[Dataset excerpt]
- - -

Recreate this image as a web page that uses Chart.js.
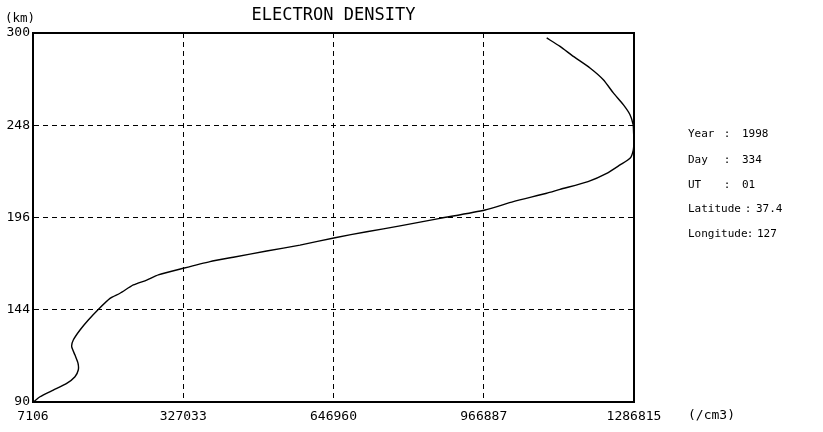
<!DOCTYPE html>
<html>
<head>
<meta charset="utf-8">
<script src="https://cdn.jsdelivr.net/npm/chart.js@4/dist/chart.umd.min.js"></script>
<style>
  html, body { margin: 0; padding: 0; background: #fff; }
  #wrap { width: 823px; height: 432px; position: relative; }
</style>
</head>
<body>
<div id="wrap"><canvas id="c" width="823" height="432"></canvas></div>
<script>
// ---- data ----
const altitude = [90, 93, 96.8, 100.6, 104.4, 108.2, 112, 116.7, 121.5, 125.3, 131, 136.7, 142.7, 149, 151.9, 156.6, 159.4, 162.3, 166.1, 169.9, 172.4, 175.9, 179.3, 183.5, 186.9, 190.2, 194.5, 199.3, 204, 208.8, 211, 215.4, 220.1, 224.9, 228.7, 233.4, 239.1, 243, 247.8, 253.5, 259.2, 265.9, 273.4, 280.1, 286.7, 292.4, 297.2];
const density = [7800, 22000, 50300, 78900, 96500, 103500, 103000, 96500, 89500, 92900, 107200, 124900, 146100, 171100, 192400, 220700, 249200, 273900, 327100, 384000, 433600, 504700, 575600, 650200, 717700, 788600, 873700, 969600, 1029800, 1100900, 1129300, 1188900, 1228700, 1257000, 1278300, 1285300, 1286815, 1286000, 1285000, 1278300, 1264000, 1242800, 1221500, 1193100, 1157600, 1129300, 1100900];

const xTickLabels = ['7106', '327033', '646960', '966887', '1286815'];
const yTickLabels = ['90', '144', '196', '248', '300'];
const xMin = 7106, xMax = 1286815;
const yMin = 90, yMax = 300;

const titleText = 'ELECTRON DENSITY';
const yUnit = '(km)';
const xUnit = '(/cm3)';
const infoRows = [
  ['Year', ':', '1998'],
  ['Day', ':', '334'],
  ['UT', ':', '01'],
  ['Latitude', ':', '37.4'],
  ['Longitude', ':', '127']
];

const points = altitude.map((a, i) => ({ x: density[i], y: a }));
const MONO = '"DejaVu Sans Mono", "Liberation Mono", monospace';

const frameAndText = {
  id: 'frameAndText',
  afterDraw(chart) {
    const { ctx, chartArea: ca } = chart;
    ctx.save();
    ctx.strokeStyle = '#000';
    ctx.lineWidth = 2;
    ctx.setLineDash([]);
    ctx.strokeRect(ca.left, ca.top, ca.right - ca.left, ca.bottom - ca.top);

    ctx.fillStyle = '#000';
    ctx.textBaseline = 'middle';
    // title
    ctx.font = '17px ' + MONO;
    ctx.textAlign = 'center';
    ctx.fillText(titleText, (ca.left + ca.right) / 2, 16);
    // units
    ctx.textAlign = 'left';
    ctx.font = '12.5px ' + MONO;
    ctx.fillText(yUnit, 5, 19);
    ctx.font = '13px ' + MONO;
    ctx.fillText(xUnit, 688, 416);
    // info panel
    ctx.font = '11px ' + MONO;
    const rowY = [134, 160, 185, 209, 234];
    const colonCenter = [727, 727, 727, 748, 750];
    const valX = [742, 742, 742, 756, 757];
    infoRows.forEach((r, i) => {
      ctx.textAlign = 'left';
      ctx.fillText(r[0], 688, rowY[i]);
      ctx.textAlign = 'center';
      ctx.fillText(r[1], colonCenter[i], rowY[i]);
      ctx.textAlign = 'left';
      ctx.fillText(r[2], valX[i], rowY[i]);
    });
    ctx.restore();
  }
};

new Chart(document.getElementById('c'), {
  type: 'scatter',
  data: {
    datasets: [{
      data: points,
      showLine: true,
      borderColor: '#000',
      borderWidth: 1.4,
      pointRadius: 0,
      tension: 0.2,
      fill: false
    }]
  },
  options: {
    responsive: false,
    animation: false,
    devicePixelRatio: 1,
    layout: { padding: { top: 33, right: 189, bottom: 0, left: 0 } },
    plugins: { legend: { display: false }, title: { display: false }, tooltip: { enabled: false } },
    scales: {
      x: {
        type: 'linear',
        min: xMin, max: xMax,
        afterBuildTicks(scale) {
          scale.ticks = xTickLabels.map((t, i) => ({ value: xMin + i * (xMax - xMin) / (xTickLabels.length - 1) }));
        },
        afterFit(scale) { scale.height = 30; },
        ticks: {
          color: '#000',
          font: { family: MONO, size: 13 },
          padding: 7,
          maxRotation: 0,
          autoSkip: false,
          callback: (v, i) => xTickLabels[i]
        },
        grid: { color: '#000', lineWidth: 1, drawTicks: false },
        border: { display: true, color: '#000', width: 2, dash: [5, 4] }
      },
      y: {
        type: 'linear',
        min: yMin, max: yMax,
        afterBuildTicks(scale) {
          scale.ticks = yTickLabels.map((t, i) => ({ value: yMin + i * (yMax - yMin) / (yTickLabels.length - 1) }));
        },
        afterFit(scale) { scale.width = 33; },
        ticks: {
          color: '#000',
          font: { family: MONO, size: 13 },
          padding: 3,
          autoSkip: false,
          callback: (v, i) => yTickLabels[i]
        },
        grid: { color: '#000', lineWidth: 1, drawTicks: false },
        border: { display: true, color: '#000', width: 2, dash: [5, 4] }
      }
    }
  },
  plugins: [frameAndText]
});
</script>
</body>
</html>
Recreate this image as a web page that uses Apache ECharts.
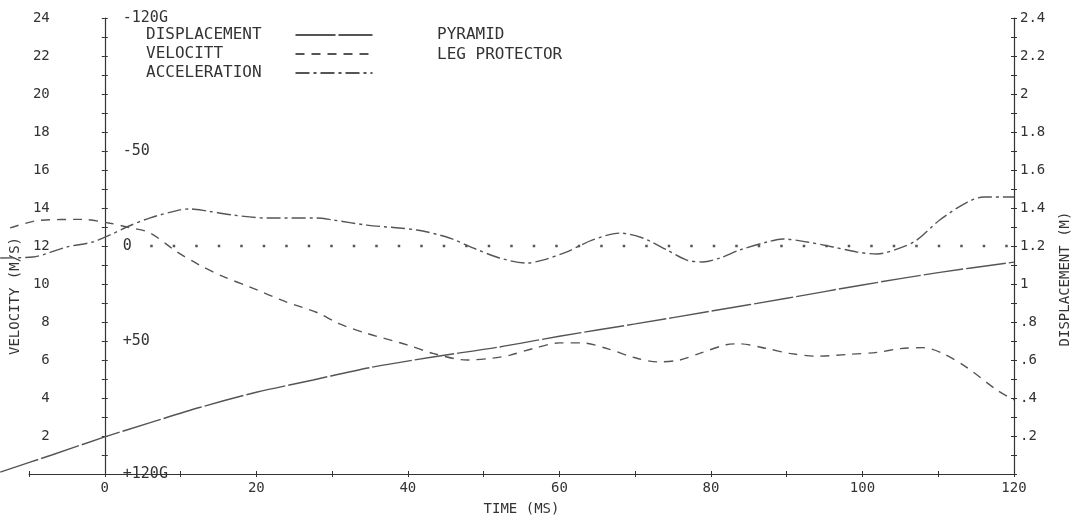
<!DOCTYPE html>
<html>
<head>
<meta charset="utf-8">
<script src="https://cdn.jsdelivr.net/npm/echarts@6/dist/echarts.min.js"></script>
<style>
  html, body { margin: 0; padding: 0; background: #fff; }
  #chart { width: 1074px; height: 520px; }
</style>
</head>
<body>
<div id="chart"></div>
<script>
// time in ms
const dispTime = [-13.8, -7, 0, 6, 12.5, 20, 27.5, 35, 43.3, 52, 60, 70, 80, 90, 100, 110, 120];
const dispValue = [0.01, 0.10, 0.195, 0.27, 0.35, 0.43, 0.495, 0.56, 0.616, 0.668, 0.725, 0.79, 0.857, 0.925, 0.995, 1.06, 1.115];

const velTime = [-12.5, -8.6, -3, 0.7, 2.9, 5.9, 9.5, 12.5, 15.6, 19.1, 24, 28, 31, 34.6, 39.9, 43.3, 47.8, 51.2, 53.5, 56.5, 60, 63, 66.3, 69.7, 72.9, 75.9, 78.5, 82, 83.8, 87.4, 90.4, 94, 98.3, 101.9, 105, 108, 110.6, 113.8, 117.8, 120];
const velValue = [12.95, 13.35, 13.4, 13.2, 13.0, 12.7, 11.7, 11.0, 10.4, 9.85, 9.05, 8.5, 7.9, 7.4, 6.8, 6.35, 6.0, 6.1, 6.26, 6.6, 6.9, 6.9, 6.6, 6.15, 5.9, 6.0, 6.35, 6.8, 6.85, 6.6, 6.35, 6.2, 6.3, 6.4, 6.6, 6.65, 6.35, 5.6, 4.4, 3.9];

const accTime = [-13.8, -9.5, -5, -1.6, 0.7, 2.9, 5.9, 9.9, 11.2, 13.5, 16.9, 21.4, 28, 30.1, 34.6, 41.2, 45.5, 48.6, 52.1, 55.7, 57.8, 60.9, 64.4, 68, 71, 74.2, 76.8, 78.9, 81.2, 83.8, 87.4, 89.5, 92.7, 96.1, 99.3, 101.9, 105, 107.2, 110.2, 113.8, 116, 120];
const accValue = [6.3, 5.8, 0.5, -2.1, -5.8, -10, -14.7, -19, -19.5, -18.4, -16.3, -14.7, -14.7, -13.7, -11, -8.4, -4.2, 1, 6.3, 9, 7.4, 3.2, -3.2, -6.8, -4.2, 2.1, 7.4, 8.4, 6.3, 2.1, -2.1, -3.7, -2.1, 0.5, 3.2, 4.2, 1, -3.2, -13.7, -23, -25.8, -25.8];

// zero-G reference (dotted)
const zeroTime = [6, 120];
const zeroValue = [0, 0];

const accLabels = [-120, -50, 0, 50, 120];
const seriesNames = ['DISPLACEMENT', 'VELOCITT', 'ACCELERATION'];
const titleLines = ['PYRAMID', 'LEG PROTECTOR'];

const FONT = 'DejaVu Sans Mono';
const INK = '#333';
const PEN = '#555';

const W = 1074;
const GRID = { left: 29, right: 60, top: 18, bottom: 46 };
const X_MIN = -10, X_MAX = 120;
const plotW = W - GRID.left - GRID.right;
// left axes sit on t = 0, not at the grid edge
const zeroOffset = -plotW * (0 - X_MIN) / (X_MAX - X_MIN);
// curves run on past the axis start, to the page edge: a second, hidden grid with the same scale
const DATA_GRID = { left: 0, right: GRID.right, top: GRID.top, bottom: GRID.bottom };
const dataMin = X_MAX - (W - GRID.right) * (X_MAX - X_MIN) / plotW;

function pairs(xs, ys) {
  return xs.map((x, i) => [x, ys[i]]);
}

function hiddenAxis(extra) {
  return Object.assign({ type: 'value', gridIndex: 1, show: false, splitLine: { show: false } }, extra);
}

const chart = echarts.init(document.getElementById('chart'));

const baseX = {
  type: 'value', position: 'bottom', min: X_MIN, max: X_MAX, interval: 10,
  splitLine: { show: false },
  axisLine: { onZero: false, lineStyle: { color: INK, width: 1.2 } }
};

chart.setOption({
  animation: false,
  backgroundColor: '#fff',
  textStyle: { fontFamily: FONT, color: INK },
  title: {
    text: titleLines.join('\n'),
    left: 437, top: 25, padding: 0,
    textStyle: { fontFamily: FONT, fontSize: 16, fontWeight: 'normal', color: INK, lineHeight: 20 }
  },
  legend: {
    data: seriesNames,
    orient: 'vertical',
    left: 146, top: 27, padding: 0,
    align: 'right',
    itemWidth: 77, itemHeight: 14, itemGap: 3,
    selectedMode: false,
    itemStyle: { opacity: 0 },
    formatter: name => name.padEnd(15),
    textStyle: { fontFamily: FONT, fontSize: 16, color: INK, lineHeight: 16 }
  },
  grid: [
    Object.assign({ outerBoundsMode: 'none', containLabel: false }, GRID),
    Object.assign({ outerBoundsMode: 'none', containLabel: false }, DATA_GRID)
  ],
  xAxis: [
    Object.assign({}, baseX, {
      name: 'TIME (MS)',
      nameLocation: 'middle',
      nameGap: 28,
      nameTextStyle: { fontFamily: FONT, fontSize: 14, color: INK },
      axisTick: { length: 3, lineStyle: { color: INK } },
      axisLabel: {
        fontFamily: FONT, fontSize: 14, color: INK, margin: 7,
        formatter: v => (v >= 0 && v % 20 === 0) ? String(v) : ''
      }
    }),
    Object.assign({}, baseX, {
      axisLine: { show: false, onZero: false },
      axisTick: { inside: true, length: 3, lineStyle: { color: INK } },
      axisLabel: { show: false }
    }),
    hiddenAxis({ min: dataMin, max: X_MAX })
  ],
  yAxis: [
    {
      type: 'value', position: 'left', offset: zeroOffset, min: 0, max: 24, interval: 2,
      name: 'VELOCITY (M/S)',
      nameLocation: 'middle', nameGap: 80, nameRotate: 90,
      nameTextStyle: { fontFamily: FONT, fontSize: 14, color: INK, padding: [0, 100, 0, 0] },
      splitLine: { show: false },
      axisLine: { show: true, onZero: false, lineStyle: { color: INK, width: 1.2 } },
      axisTick: { length: 3, lineStyle: { color: INK } },
      minorTick: { show: true, splitNumber: 2, length: 3, lineStyle: { color: INK } },
      axisLabel: {
        fontFamily: FONT, fontSize: 14, color: INK, margin: 55,
        formatter: v => v === 0 ? '' : String(v)
      }
    },
    {
      type: 'value', position: 'left', offset: zeroOffset, min: -120, max: 120, interval: 10, inverse: true,
      splitLine: { show: false },
      axisLine: { show: false, onZero: false },
      axisTick: { inside: true, length: 3, lineStyle: { color: INK } },
      axisLabel: {
        inside: true, margin: 18,
        fontFamily: FONT, fontSize: 15, color: INK,
        customValues: accLabels,
        formatter: v => {
          if (v === 0) return '0';
          let s = v > 0 ? '+' + v : String(v);
          if (Math.abs(v) === 120) s += 'G';
          return s;
        }
      }
    },
    {
      type: 'value', position: 'right', min: 0, max: 2.4, interval: 0.2,
      name: 'DISPLACEMENT (M)',
      nameLocation: 'middle', nameGap: 44, nameRotate: 90,
      nameTextStyle: { fontFamily: FONT, fontSize: 14, color: INK, padding: [0, 66, 0, 0] },
      splitLine: { show: false },
      axisLine: { show: true, onZero: false, lineStyle: { color: INK, width: 1.2 } },
      axisTick: { length: 3, lineStyle: { color: INK } },
      minorTick: { show: true, splitNumber: 2, length: 3, lineStyle: { color: INK } },
      axisLabel: {
        fontFamily: FONT, fontSize: 14, color: INK, margin: 6,
        formatter: v => v === 0 ? '' : String(+v.toFixed(1)).replace(/^0\./, '.')
      }
    },
    {
      type: 'value', position: 'right', min: 0, max: 2.4, interval: 0.1,
      splitLine: { show: false },
      axisLine: { show: false, onZero: false },
      axisTick: { inside: true, length: 3, lineStyle: { color: INK } },
      axisLabel: { show: false }
    },
    hiddenAxis({ min: 0, max: 24 }),
    hiddenAxis({ min: -120, max: 120, inverse: true }),
    hiddenAxis({ min: 0, max: 2.4 })
  ],
  series: [
    {
      name: seriesNames[0], type: 'line', xAxisIndex: 2, yAxisIndex: 6,
      data: pairs(dispTime, dispValue),
      smooth: 0.3, symbol: 'none',
      lineStyle: { color: PEN, width: 1.4, type: [40, 3] },
      itemStyle: { color: PEN }
    },
    {
      name: seriesNames[1], type: 'line', xAxisIndex: 2, yAxisIndex: 4,
      data: pairs(velTime, velValue),
      smooth: 0.3, symbol: 'none',
      lineStyle: { color: PEN, width: 1.4, type: [9, 7] },
      itemStyle: { color: PEN }
    },
    {
      name: seriesNames[2], type: 'line', xAxisIndex: 2, yAxisIndex: 5,
      data: pairs(accTime, accValue),
      smooth: 0.3, symbol: 'none',
      lineStyle: { color: PEN, width: 1.4, type: [14, 4, 3, 4] },
      itemStyle: { color: PEN }
    },
    {
      name: 'ZERO', type: 'line', xAxisIndex: 2, yAxisIndex: 5,
      data: pairs(zeroTime, zeroValue),
      symbol: 'none',
      lineStyle: { color: PEN, width: 2.5, type: [2.5, 20] }
    }
  ]
});

window.addEventListener('resize', function () {
  chart.resize();
});
</script>
</body>
</html>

- - -

◆ **Short problem**: Retype the section that opens with the line holding "Recreate this image as a web page that uses Apache" and closes with the line holding "0.995, 1.06, 1.115];", exactly as it reads, without any pictures.

◆ **Result of the exercise**:
Recreate this image as a web page that uses Apache ECharts.
<!DOCTYPE html>
<html>
<head>
<meta charset="utf-8">
<script src="https://cdn.jsdelivr.net/npm/echarts@6/dist/echarts.min.js"></script>
<style>
  html, body { margin: 0; padding: 0; background: #fff; }
  #chart { width: 1074px; height: 520px; }
</style>
</head>
<body>
<div id="chart"></div>
<script>
// time in ms
const dispTime = [-13.8, -7, 0, 6, 12.5, 20, 27.5, 35, 43.3, 52, 60, 70, 80, 90, 100, 110, 120];
const dispValue = [0.01, 0.10, 0.195, 0.27, 0.35, 0.43, 0.495, 0.56, 0.616, 0.668, 0.725, 0.79, 0.857, 0.925, 0.995, 1.06, 1.115];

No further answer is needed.